Home ›› 01 Oct 2021 ›› World Biz
China’s electric carmakers are darting into Europe, hoping to catch traditional auto giants cold and seize a slice of a market supercharged by the continent’s drive towards zero emissions.
Nio Inc, among a small group of challengers, launches its ES8 electric SUV in Oslo on Thursday - the first foray outside China for a company that is virtually unheard of in Europe even though it’s valued at about $57 billion.
Other brands unfamiliar to many Europeans that have started selling or plan to sell cars on the continent include Aiways, BYD’s Tang, SAIC’s
MG, Dongfeng’s VOYAH, and Great Wall’s ORA.
Yet Europe, a crowded, competitive car market dominated by famous brands, has proved elusive for Chinese carmakers in the past. They made strategic slips and also contended with a perception that China, long associated with cheap mass-production, could not compete on quality.
Indeed, Nio Chief Executive William Li told Reuters he foresees a long road to success in a mature market where it is “very difficult to be successful”.
Chinese carmakers may need up to a decade to “gain a firm foothold” in Europe, the billionaire entrepreneur said - a forecast echoed by He Xiaopeng, CEO of electric vehicle (EV) maker Xpeng who told Reuters his company needs 10 years “to lay a good foundation” on the continent.

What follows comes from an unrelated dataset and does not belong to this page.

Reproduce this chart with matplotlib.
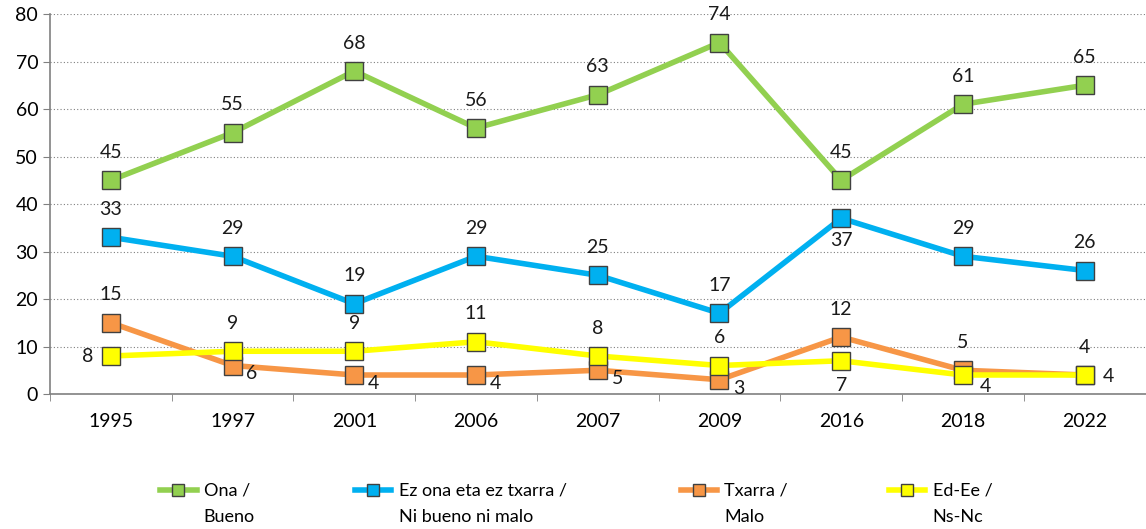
import numpy as np
import matplotlib.pyplot as plt
from matplotlib.lines import Line2D

plt.rcParams['font.family'] = ['Lato', 'DejaVu Sans']

years = ['1995', '1997', '2001', '2006', '2007', '2009', '2016', '2018', '2022']
ona = [45, 55, 68, 56, 63, 74, 45, 61, 65]
ez_ona = [33, 29, 19, 29, 25, 17, 37, 29, 26]
txarra = [15, 6, 4, 4, 5, 3, 12, 5, 4]
ed_ee = [8, 9, 9, 11, 8, 6, 7, 4, 4]

labels_eu = ['Ona /', 'Ez ona eta ez txarra /', 'Txarra /', 'Ed-Ee /']
labels_es = ['Bueno', 'Ni bueno ni malo', 'Malo', 'Ns-Nc']
colors = ['#92D050', '#00B0F0', '#F79646', '#FFFF00']

# where each value label sits relative to its marker (points)
up = (0, 20)
down = (0, -16)
below_right = (14, -6)
pos_ona = [up] * 9
pos_ez = [up] * 6 + [down] + [up] * 2
pos_tx = [up, below_right, below_right, below_right, below_right, below_right, up, up, up]
pos_ed = [(-17, 0), up, up, up, up, up, (0, -18), (16, -8), (17, -1)]

fig = plt.figure(figsize=(11.46, 5.29), dpi=100)
ax = fig.add_axes([0.0436, 0.2552, 0.956, 0.7183])
x = np.arange(len(years))

series = [ona, ez_ona, txarra, ed_ee]
positions = [pos_ona, pos_ez, pos_tx, pos_ed]
for vals, col, pos in zip(series, colors, positions):
    ax.plot(x, vals, color=col, lw=4, marker='s', ms=13,
            markerfacecolor=col, markeredgecolor='#404040', markeredgewidth=1, zorder=3)
    for xi, v, off in zip(x, vals, pos):
        ax.annotate(str(v), (xi, v), xytext=off, textcoords='offset points',
                    ha='center', va='center', fontsize=14, color='#1a1a1a')

ax.set_xlim(-0.5, len(years) - 0.5)
ax.set_ylim(0, 80)
ax.set_yticks(range(0, 81, 10))
ax.set_xticks(x)
ax.set_xticklabels(years)
ax.set_xticks(np.arange(-0.5, len(years), 1), minor=True)
ax.tick_params(axis='x', which='major', length=0, pad=14, labelsize=14)
ax.tick_params(axis='x', which='minor', length=5, color='#808080')
ax.tick_params(axis='y', length=5, color='#808080', labelsize=14)
ax.grid(axis='y', color='#808080', ls=(0, (1, 2)), lw=0.8)
for s in ['top', 'right']:
    ax.spines[s].set_visible(False)
for s in ['left', 'bottom']:
    ax.spines[s].set_color('#808080')
    ax.spines[s].set_linewidth(1.2)

# one legend per series along the bottom; the Spanish line goes underneath
legend_x = [0.140, 0.310, 0.594, 0.776]
legends = []
for c, lab, lx in zip(colors, labels_eu, legend_x):
    h = Line2D([0], [0], color=c, lw=4, marker='s', ms=9, markerfacecolor=c,
               markeredgecolor='#404040', markeredgewidth=1)
    leg = fig.legend([h], [lab], loc='center left', bbox_to_anchor=(lx, 1 - 491 / 529),
                     frameon=False, fontsize=13, handlelength=2.0,
                     handletextpad=0.4, borderpad=0, borderaxespad=0)
    legends.append(leg)

fig.canvas.draw()
inv = fig.transFigure.inverted()
for leg, lab in zip(legends, labels_es):
    x0 = inv.transform(leg.get_texts()[0].get_window_extent().p0)[0]
    fig.text(x0, 1 - 517 / 529, lab, fontsize=13, ha='left', va='center')

fig.savefig('out.png', dpi=100)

These new players, many of which have only ever made electric vehicles, believe they have a window of opportunity to finally crack the lucrative market.
While electric car sales in the European Union more than doubled last year and jumped 130 per cent in the first half of this year, traditional
manufacturers are still gradually shifting their large vehicle ranges over to electric and have yet to flood the thirsty market with models.